The statement calls for “the full decolonization of all Palestinian land, including settlements, which are illegal under international law; the end of the Israeli occupation of the Gaza Strip and West Bank, including East Jerusalem and all Arab lands; the recognition and implementation of the right of return and repatriation for all Palestinian refugees to their original homes and properties; and an end to the Israeli system of apartheid and discrimination against the indigenous Palestinian population.”

It also “condemns the racism and discrimination inherent in Zionism.”

Nowhere does it mention peace with Israel.

In fact, conference backers stressed that the Palestinians were right to reject the 2000 Camp David peace package, in which Israel offered to withdraw from virtually the entire West Bank and Gaza Strip and divide Jerusalem if the Palestinians declared an end to the conflict.

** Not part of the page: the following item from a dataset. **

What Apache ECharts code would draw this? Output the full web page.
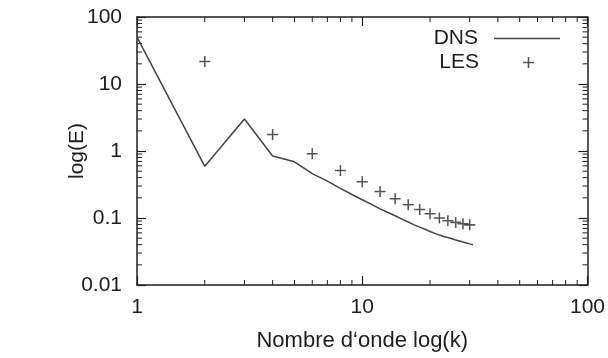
<!DOCTYPE html>
<html>
<head>
<meta charset="utf-8">
<script src="https://cdn.jsdelivr.net/npm/echarts@6/dist/echarts.min.js"></script>
<style>
  html, body { margin: 0; padding: 0; background: #fff; }
  #chart { width: 608px; height: 358px; }
</style>
</head>
<body>
<div id="chart"></div>
<script>
// Energy spectrum: DNS curve vs LES samples (log-log)
const kDNS = [1, 2, 3, 4, 5, 6, 7, 8, 9, 10, 11, 12, 13, 14, 15, 16, 17, 18, 19, 20,
              21, 22, 23, 24, 25, 26, 27, 28, 29, 30, 31];
const eDNS = [50, 0.59, 3.0, 0.84, 0.69, 0.46, 0.355, 0.277, 0.224, 0.187, 0.16, 0.137,
              0.121, 0.108, 0.096, 0.087, 0.079, 0.073, 0.068, 0.063, 0.059, 0.0556,
              0.053, 0.051, 0.049, 0.047, 0.0454, 0.0438, 0.0424, 0.0411, 0.040];

const kLES = [2, 4, 6, 8, 10, 12, 14, 16, 18, 20, 22, 24, 26, 28, 30];
const eLES = [21.7, 1.76, 0.91, 0.51, 0.347, 0.249, 0.194, 0.158, 0.134, 0.116,
              0.100, 0.091, 0.086, 0.082, 0.079];

// Minor tick positions (gnuplot-style log ticks)
const xMinorTicks = [2, 3, 4, 5, 6, 7, 8, 9, 20, 30, 40, 50, 60, 70, 80, 90];
const yMinorTicks = [0.02, 0.03, 0.04, 0.05, 0.06, 0.07, 0.08, 0.09,
                     0.2, 0.3, 0.4, 0.5, 0.6, 0.7, 0.8, 0.9,
                     2, 3, 4, 5, 6, 7, 8, 9,
                     20, 30, 40, 50, 60, 70, 80, 90];

const xRange = [1, 100];
const yRange = [0.01, 100];

const FONT = '"Liberation Sans", Arial, Helvetica, sans-serif';
const INK = '#1e1e1e';
const MAJOR = 9;
const MINOR = 5;
const PLUS = 'path://M4.3,0H5.7V4.3H10V5.7H5.7V10H4.3V5.7H0V4.3H4.3Z';

function fmt(v) { return String(Number(v.toPrecision(1))); }

const chart = echarts.init(document.getElementById('chart'), null, { renderer: 'canvas' });

function axisBase(pos, range, show) {
  return {
    type: 'log', logBase: 10, min: range[0], max: range[1], position: pos,
    axisLine: { show: true, onZero: false, lineStyle: { color: INK, width: 1.5 } },
    axisTick: { show: true, inside: true, length: MAJOR, lineStyle: { color: INK, width: 1.2 } },
    splitLine: { show: false },
    axisLabel: { show: show, color: INK, fontFamily: FONT, fontSize: 21, formatter: fmt }
  };
}

const xBottom = Object.assign(axisBase('bottom', xRange, true), {
  name: 'Nombre d\u2018onde log(k)', nameLocation: 'middle', nameGap: 45,
  nameMoveOverlap: false,
  nameTextStyle: { color: INK, fontFamily: FONT, fontSize: 22 }
});
xBottom.axisLabel.margin = 12;
const yLeft = Object.assign(axisBase('left', yRange, true), {
  name: 'log(E)', nameLocation: 'middle', nameGap: 49,
  nameMoveOverlap: false,
  nameTextStyle: { color: INK, fontFamily: FONT, fontSize: 21 }
});
yLeft.axisLabel.margin = 15;

chart.setOption({
  backgroundColor: '#ffffff',
  animation: false,
  grid: { left: 137, right: 20, top: 17, bottom: 73, containLabel: false },
  xAxis: [xBottom, axisBase('top', xRange, false)],
  yAxis: [yLeft, axisBase('right', yRange, false)],
  legend: [
    {
      data: [{ name: 'DNS', icon: 'rect' }], right: 43, top: 23, orient: 'vertical', align: 'right',
      itemWidth: 66, itemHeight: 1.6,
      textStyle: { color: INK, fontFamily: FONT, fontSize: 21, padding: [0, 11, 0, 0] }
    },
    {
      data: [{ name: 'LES', icon: PLUS }], right: 69, top: 47, orient: 'vertical', align: 'right',
      itemWidth: 11, itemHeight: 11,
      textStyle: { color: INK, fontFamily: FONT, fontSize: 21, padding: [0, 39, 0, 0] }
    }
  ],
  series: [
    {
      name: 'DNS', type: 'line', xAxisIndex: 0, yAxisIndex: 0,
      data: kDNS.map((k, i) => [k, eDNS[i]]),
      symbol: 'none', smooth: false,
      lineStyle: { color: '#444', width: 1.5 },
      itemStyle: { color: '#444' }
    },
    {
      name: 'LES', type: 'scatter', xAxisIndex: 0, yAxisIndex: 0,
      data: kLES.map((k, i) => [k, eLES[i]]),
      symbol: PLUS, symbolSize: 11,
      itemStyle: { color: '#2a2a2a' }
    },
    {
      // minor ticks on bottom and top edges
      type: 'custom', xAxisIndex: 0, yAxisIndex: 0, silent: true,
      data: xMinorTicks.map(v => [v, 1]),
      renderItem: function (params, api) {
        const cs = params.coordSys;
        const x = api.coord([api.value(0), 1])[0];
        const st = { stroke: INK, lineWidth: 1 };
        return { type: 'group', children: [
          { type: 'line', shape: { x1: x, y1: cs.y + cs.height, x2: x, y2: cs.y + cs.height - MINOR }, style: st },
          { type: 'line', shape: { x1: x, y1: cs.y, x2: x, y2: cs.y + MINOR }, style: st }
        ]};
      }
    },
    {
      // minor ticks on left and right edges
      type: 'custom', xAxisIndex: 0, yAxisIndex: 0, silent: true,
      data: yMinorTicks.map(v => [1, v]),
      renderItem: function (params, api) {
        const cs = params.coordSys;
        const y = api.coord([1, api.value(1)])[1];
        const st = { stroke: INK, lineWidth: 1 };
        return { type: 'group', children: [
          { type: 'line', shape: { x1: cs.x, y1: y, x2: cs.x + MINOR, y2: y }, style: st },
          { type: 'line', shape: { x1: cs.x + cs.width, y1: y, x2: cs.x + cs.width - MINOR, y2: y }, style: st }
        ]};
      }
    }
  ]
});
</script>
</body>
</html>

“Had they accepted that, then we would be stuck,” said Jesse Bacon, 25, representing the Palestine Solidarity Committee in Seattle. “We wouldn’t be able to keep resisting. Everyone would say they have their three or four chunks of state.”

Speakers insisted that the anti-Israel movement was gaining steam, largely because of publicity surrounding accusations that the movement is anti-Semitic.

A Palestinian professor of Islamic studies at U.C. Berkeley, Hatem Bazian, thanked pro-Israel forces, whose opposition had given the anti-Israel movement such publicity.

The movement is “only going to grow and grow and grow because the Palestinian cause is the one for people to join,” Bazian said.

Andrea Fischer Newman, a university regent, seemed concerned by that possibility.

“Because of the coverage of the conference, we’ve given worldwide credibility to this issue,” she said.

While organizers “cloak it in rational discussion,” the real purpose of the conference is “the end of the State of Israel,” she said.

Fischer is up for re-election Nov. 5. Her opponent, Ismael Ahmed, is the executive director of the Arab Community Center for Economic and Social Services, which endorsed the conference.